Incidently, many Liberal Democrat supporters, such as Cory Doctorow, don't like the stance the Lib Dem have been taking in the Lords:

This Wednesday, I woke up to find an urgent email in my inbox from the Open Rights Group, letting me know that Lords Razzall and Clement-Jones, both Liberal Democrat peers, had introduced a web censorship amendment to Peter Mandelson's Digital Economy Bill.

I had a moment's confusion, because I assumed that the LibDems (a party I belong to) would have proposed a bill against web censorship. But no, our peers had put forward an amendment that would allow courts to order all of Britain's ISPs to shut off access to specific sites if these sites were found to be involved with copyright infringement.

On the prominent blog Liberal Democrat Voice, Lord Clement-Jones tries to justify his position, without much success, if the comments are anything to go by. Here's a sample of them:

There may be some problems with copyright. But rushing to nail up such potentially draconian powers against Internet users is a hopelessly wrong way of tackling it. We are a party that is instinctively for freedom and against censorship. How can you have lost sight of this? -- (from Alex Wilcock, Former Vice-Chair, Liberal Democrat Federal Policy Committee)

we don’t need or want a web-blocking law

*looks around for another to party to vote for in May*

Congratulations guys! You’ve just lost the vote and trust of thousands of UK geeks.

I joined the party last week. This really isn’t what I was expecting to see. 

The only good thing about this sort of legislation is that it galvanises the clever people behind the internet to prove them unenforceable

A big mistake that will alienate a large number of well informed younger people to whom we should be strongly appealing at this election. This includes me.Your amendment will help destroy the UK’s ability to compete even more than the current unamended Digital Economy Bill. 

This amendment is madness.

Horrifying rights-trampling idiocy worthy of China or Australia.

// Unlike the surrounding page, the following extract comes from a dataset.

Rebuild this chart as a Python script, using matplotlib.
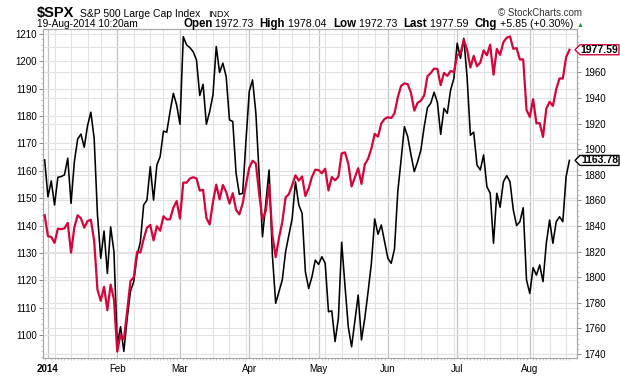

If I had wanted to I could have quoted plenty more in the same vein. Incidently I couldn't find a single comment agreeing with Lord Clement-Jones. So it's not surprising that twenty-five Lib Dem prospective parliamentary candidates have penned an open letter asking the party to think again on the Digital Economy Bill:

In practice these amendments would still lead to a situation that is incompatible with our principles of freedom and fairness.

Giving the power to block whole sites, in the world of user-generated content, is both draconian and unworkable.

Using the courts runs the same risk as the libel laws, of empowering the rich and well-connected to close down comment from those who may have right on their side, but cannot afford to contest cases.

By encouraging self-censorship to avoid possible penalty, this legislation could act perniciously against free speech in a free society.

We fear that these amendments take a public position that is at odds with our Party’s values, our other policies, and the reality of the digital environment.

If the Lib Dems won't see sense on this issue, maybe their disaffected members should join a party that does care, and will always continue to care, about digital rights issues: the Pirate Party.